Sometimes I glance at design choices and really wonder, ‘what were they thinking?’ Various widgets in MSN Messenger are a prime example of this; the IM client is a product in a field where nobody cares to use conventional UI chrome, and there’s the identity crisis between being a desktop app and a web application. Look at this:
I guess it works, but can’t imagine what thought process would culminate in deciding that ‘Cancel’ should be a button and ‘Connect Now’ should be a link.
I heard some rumours that they hired some Usability guru for their upcoming OS, wonder how that will change things, if at all.
It obviously hasn’t changed anything in IE7’s Fisher-Price cram-it-in-wherever UI yet.
Well, I’m not saying that MS is bad with usability in general. The various teams (MSN, IE, Office, Shell etc.) are probably off doing their own thing most of the time—we’re talking about a massive corporation after all, so it’s unfair to generalize from one specific product to another.
My point was more like: the arrangement in the screenshot (link vs. button) definitely doesn’t suck, but if some thought was put into it, what was the thinking? The result is fine, but was it produced by instinct, a constraint (eg. deadlines, component behaviour, etc.), or a specific choice? If it’s the third, I’d be interested to know the reasoning, because nothing in my mental toolbox for designing UI would readily pick that distinction between a button for canceling the action and a link for hurrying it up.

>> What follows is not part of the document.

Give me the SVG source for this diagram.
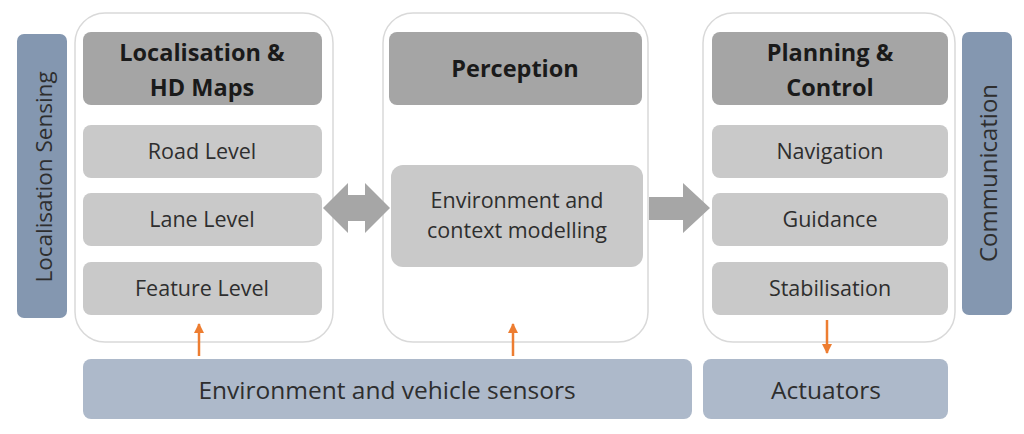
<svg xmlns="http://www.w3.org/2000/svg" width="1024" height="434" viewBox="0 0 1024 434">
<style>
.bg{fill:#ffffff}
.cont{fill:#ffffff;stroke:#d9d9d9;stroke-width:1.5}
.hdr{fill:#a5a5a5}
.sub{fill:#c9c9c9}
.side{fill:#8497b0}
.bot{fill:#adb9ca}
.t{font-family:"Open Sans","Liberation Sans",sans-serif;fill:#2e2e2e;text-anchor:middle}
.tb{font-family:"Open Sans","Liberation Sans",sans-serif;font-weight:bold;fill:#1a1a1a;text-anchor:middle;font-size:23.5px}
.ts{font-size:21.5px}
.tl{font-size:24.5px}
.tv{font-size:22.5px}
.garrow{fill:#a6a6a6}
.oarrow{stroke:#ed7d31;stroke-width:2.5;fill:none}
</style>
<defs>
<marker id="oh" viewBox="0 0 10 10" refX="9" refY="5" markerWidth="4" markerHeight="4" orient="auto">
<path d="M0,0 L10,5 L0,10 z" fill="#ed7d31"/>
</marker>
</defs>
<rect class="bg" width="1024" height="434"/>

<g id="localisation-sensing">
<rect class="side" x="17" y="34" width="50" height="284" rx="7"/>
<text class="t tv" transform="translate(52,177) rotate(-90)">Localisation Sensing</text>
</g>

<g id="localisation">
<rect class="cont" x="75" y="13" width="258" height="329" rx="30"/>
<rect class="hdr" x="83" y="32" width="239" height="73" rx="8"/>
<text class="tb" x="202" y="61">Localisation &amp;</text>
<text class="tb" x="202" y="96">HD Maps</text>
<rect class="sub" x="83" y="125" width="239" height="53" rx="8"/>
<text class="t ts" x="202" y="159">Road Level</text>
<rect class="sub" x="83" y="193" width="239" height="53" rx="8"/>
<text class="t ts" x="202" y="227">Lane Level</text>
<rect class="sub" x="83" y="262" width="239" height="53" rx="8"/>
<text class="t ts" x="202" y="296">Feature Level</text>
</g>

<g id="perception">
<rect class="cont" x="383" y="13" width="265" height="329" rx="30"/>
<rect class="hdr" x="389" y="32" width="253" height="73" rx="8"/>
<text class="tb" x="515" y="77">Perception</text>
<rect class="sub" x="391" y="165" width="252" height="102" rx="12"/>
<text class="t ts" x="517" y="208">Environment and</text>
<text class="t ts" x="517" y="238">context modelling</text>
</g>

<g id="planning">
<rect class="cont" x="703" y="13" width="252" height="329" rx="30"/>
<rect class="hdr" x="712" y="32" width="236" height="73" rx="8"/>
<text class="tb" x="830" y="61">Planning &amp;</text>
<text class="tb" x="830" y="96">Control</text>
<rect class="sub" x="712" y="125" width="236" height="53" rx="8"/>
<text class="t ts" x="830" y="159">Navigation</text>
<rect class="sub" x="712" y="193" width="236" height="53" rx="8"/>
<text class="t ts" x="830" y="227">Guidance</text>
<rect class="sub" x="712" y="262" width="236" height="53" rx="8"/>
<text class="t ts" x="830" y="296">Stabilisation</text>
</g>

<g id="communication">
<rect class="side" x="962" y="32" width="50" height="283" rx="7"/>
<text class="t tl" transform="translate(997,173) rotate(-90)" style="font-size:24px">Communication</text>
</g>

<g id="sensors">
<rect class="bot" x="83" y="359" width="609" height="60" rx="8"/>
<text class="t tl" x="387" y="399">Environment and vehicle sensors</text>
</g>

<g id="actuators">
<rect class="bot" x="703" y="359" width="245" height="60" rx="8"/>
<text class="t tl" x="826" y="399">Actuators</text>
</g>

<g id="connectors">
<path class="garrow" d="M323,208 L348,183 L348,195 L365,195 L365,183 L390,208 L365,233 L365,221 L348,221 L348,233 Z"/>
<path class="garrow" d="M649,197 L683,197 L683,183 L710,208 L683,233 L683,220 L649,220 Z"/>
<line class="oarrow" x1="199" y1="356" x2="199" y2="324" marker-end="url(#oh)"/>
<line class="oarrow" x1="513" y1="356" x2="513" y2="324" marker-end="url(#oh)"/>
<line class="oarrow" x1="827" y1="320" x2="827" y2="353" marker-end="url(#oh)"/>
</g>
</svg>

I believe the thinking behind it was rather simple, as the process is the countdown to reconnecting, its going to reconnect anyway so this feature is not important, whereas you may wish to cancel this process, as this isnt the automatic option they draw tis to your attention, as in most software and interactive design you tend to draw the attention to the feature that will create the most change; for example when leaving a software u are asked to save, as by default it wont save etc. To reconnect straight away is simply a hurrying feature, whereas the cancel button is the important function that the designeres wanted to draw your attention to. Although in my oppinion I would have had them both as buttons, clear on site what each of them do.